0) Scale out with additional node (for example index 10)
1) Node with index 10 is created successfully in Heat database
2) Node with index 10 is assigned instance_uuid in Nova

Now the problem appears that for example: there is HW issue. the node can't boot to disk.

3) Node fails with ERROR in Nova state
4) Try to remove node with 'overcloud node delete ... [instance_uuid]'
5) Heat removes the last node instead

Actual results:

 Heat removes the last node instead

Expected results:

 Heat should remove the node specified and perform update

We guess this behavior is because the stack is already in FAILED state.

Comment 5 Rabi Mishra 2018-02-12 04:50:29 UTC

> We guess this behavior is because the stack is already in FAILED state.

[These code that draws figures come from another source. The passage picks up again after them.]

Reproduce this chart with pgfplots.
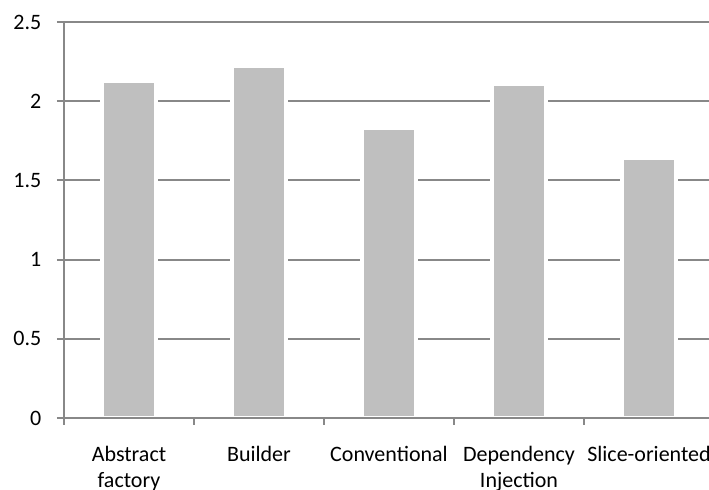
\documentclass[border=0pt]{standalone}
\usepackage{pgfplots}
\pgfplotsset{compat=1.18}
\usepackage{fontspec}
\setmainfont{Carlito}
\definecolor{barfill}{HTML}{BFBFBF}
\definecolor{axgray}{HTML}{888888}
\begin{document}
\fontsize{11}{13}\selectfont
\begin{tikzpicture}
\path[use as bounding box] (-32pt,-36pt) rectangle (322.5pt,209pt);
\begin{axis}[
  at={(0,0)}, anchor=south west,
  scale only axis,
  width=322.5pt, height=198pt,
  xmin=-0.5, xmax=4.4615,
  ymin=0, ymax=2.5,
  ytick={0,0.5,1,1.5,2,2.5},
  yticklabels={0,0.5,1,1.5,2,2.5},
  xtick={-0.5,0.5,1.5,2.5,3.5},
  xticklabels={{Abstract\\factory},Builder,Conventional,{Dependency\\Injection},Slice-oriented},
  xticklabel style={align=center, xshift=32.5pt, yshift=-7pt, font=\fontsize{11}{12.6}\selectfont},
  yticklabel style={font=\fontsize{11}{13}\selectfont, xshift=-4pt},
  /pgf/number format/assume math mode=true,
  axis x line=bottom, axis y line=left,
  axis line style={-, draw=axgray, line width=1pt},
  tick align=outside,
  major tick length=3.5pt,
  tick style={draw=axgray, line width=1pt},
  ymajorgrids,
  grid style={draw=axgray, line width=1pt},
  ybar, bar width=0.415,
  clip=false,
]
\addplot[fill=barfill, draw=white, line width=2pt] coordinates {
  (0,2.13) (1,2.22) (2,1.83) (3,2.11) (4,1.64)
};
\draw[axgray, line width=1pt] (axis cs:-0.5,0) -- (axis cs:4.4615,0);
\end{axis}
\end{tikzpicture}
\end{document}
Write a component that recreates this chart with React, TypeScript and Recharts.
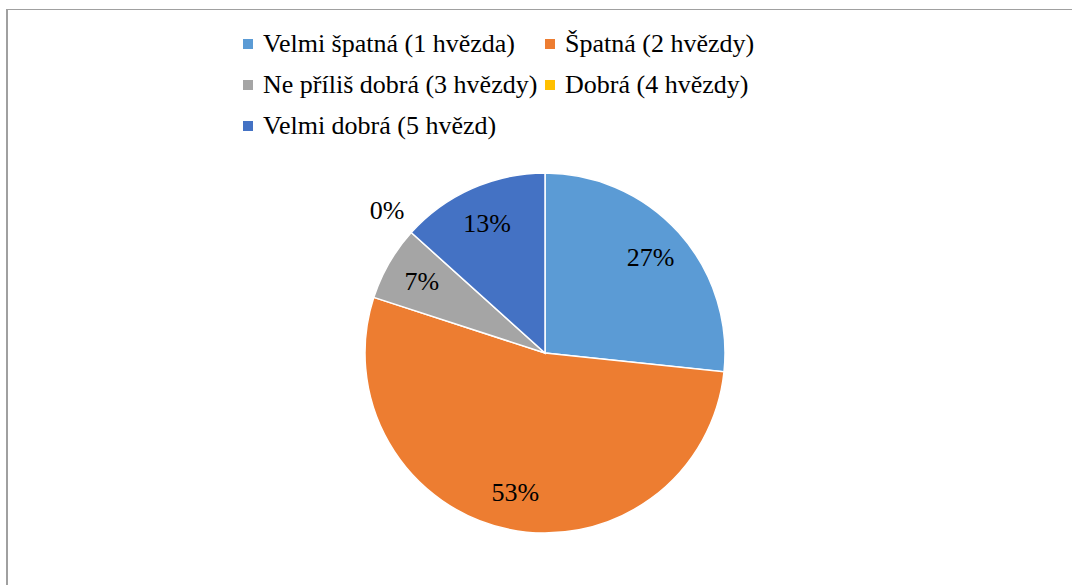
import React from "react";
import { Cell, Pie, PieChart } from "recharts";

const categories = [
  "Velmi špatná (1 hvězda)",
  "Špatná (2 hvězdy)",
  "Ne příliš dobrá (3 hvězdy)",
  "Dobrá (4 hvězdy)",
  "Velmi dobrá (5 hvězd)",
];
const counts = [4, 8, 1, 0, 2];
const colors = ["#5B9BD5", "#ED7D31", "#A5A5A5", "#FFC000", "#4472C4"];

const data = categories.map((name, i) => ({ name, value: counts[i] }));

const FONT = '"Times New Roman", Tinos, "Liberation Serif", "Nimbus Roman", "DejaVu Serif", serif';
const RAD = Math.PI / 180;

const renderLabel = (props: any) => {
  const { cx, cy, midAngle, outerRadius, percent } = props;
  const r = percent === 0 ? outerRadius * 1.18 : outerRadius * 0.79;
  const x = cx + r * Math.cos(-midAngle * RAD);
  const y = cy + r * Math.sin(-midAngle * RAD);
  return (
    <text x={x} y={y} textAnchor="middle" dominantBaseline="central" fontSize={26} fontFamily={FONT} fill="#000">
      {`${Math.round(percent * 100)}%`}
    </text>
  );
};

const LegendBox = () => (
  <div
    style={{
      position: "absolute",
      left: 243,
      top: 29,
      display: "grid",
      gridTemplateColumns: "302px auto",
      rowGap: 11,
      fontFamily: FONT,
      fontSize: 26,
      color: "#000",
    }}
  >
    {categories.map((c, i) => (
      <div key={c} style={{ display: "flex", alignItems: "center", height: 30, whiteSpace: "nowrap" }}>
        <span style={{ width: 10, height: 10, background: colors[i], marginRight: 10, display: "inline-block" }} />
        {c}
      </div>
    ))}
  </div>
);

export default function App() {
  return (
    <div style={{ position: "fixed", left: 0, top: 0, width: 1072, height: 585, overflow: "hidden", background: "#fff" }}>
      <div
        style={{
          position: "absolute",
          left: 6,
          top: 9,
          width: 1200,
          height: 700,
          borderTop: "1px solid #A0A0A0",
          borderLeft: "2px solid #A0A0A0",
          boxSizing: "border-box",
        }}
      />
      <div style={{ position: "absolute", left: 0, top: 0 }}>
        <PieChart width={1072} height={585} margin={{ top: 0, right: 0, bottom: 0, left: 0 }}>
          <Pie
            data={data}
            dataKey="value"
            nameKey="name"
            cx={545}
            cy={353}
            outerRadius={180}
            startAngle={90}
            endAngle={-270}
            stroke="#fff"
            strokeWidth={1.5}
            label={renderLabel}
            labelLine={false}
            isAnimationActive={false}
          >
            {data.map((d, i) => (
              <Cell key={d.name} fill={colors[i]} />
            ))}
          </Pie>
        </PieChart>
      </div>
      <LegendBox />
    </div>
  );
}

Yes, heat would try to _replace_ all FAILED resources/nodes by default with an stack update.

Assuming that the a node is in FAILED state, I would also expect it to remove the node blacklisted (03c28a44-979b-4ed2-9463-04661df11570) and try replace the node in FAILED state, both.

Comment 33 Gurenko Alex 2018-05-10 12:54:00 UTC

Verified on puddle 2018-05-09.2

Comment 38 errata-xmlrpc 2018-05-17 15:48:40 UTC

Since the problem described in this bug report should be
resolved in a recent advisory, it has been closed with a
resolution of ERRATA.

For information on the advisory, and where to find the updated
files, follow the link below.

If the solution does not work for you, open a new bug report.

https://access.redhat.com/errata/RHBA-2018:1597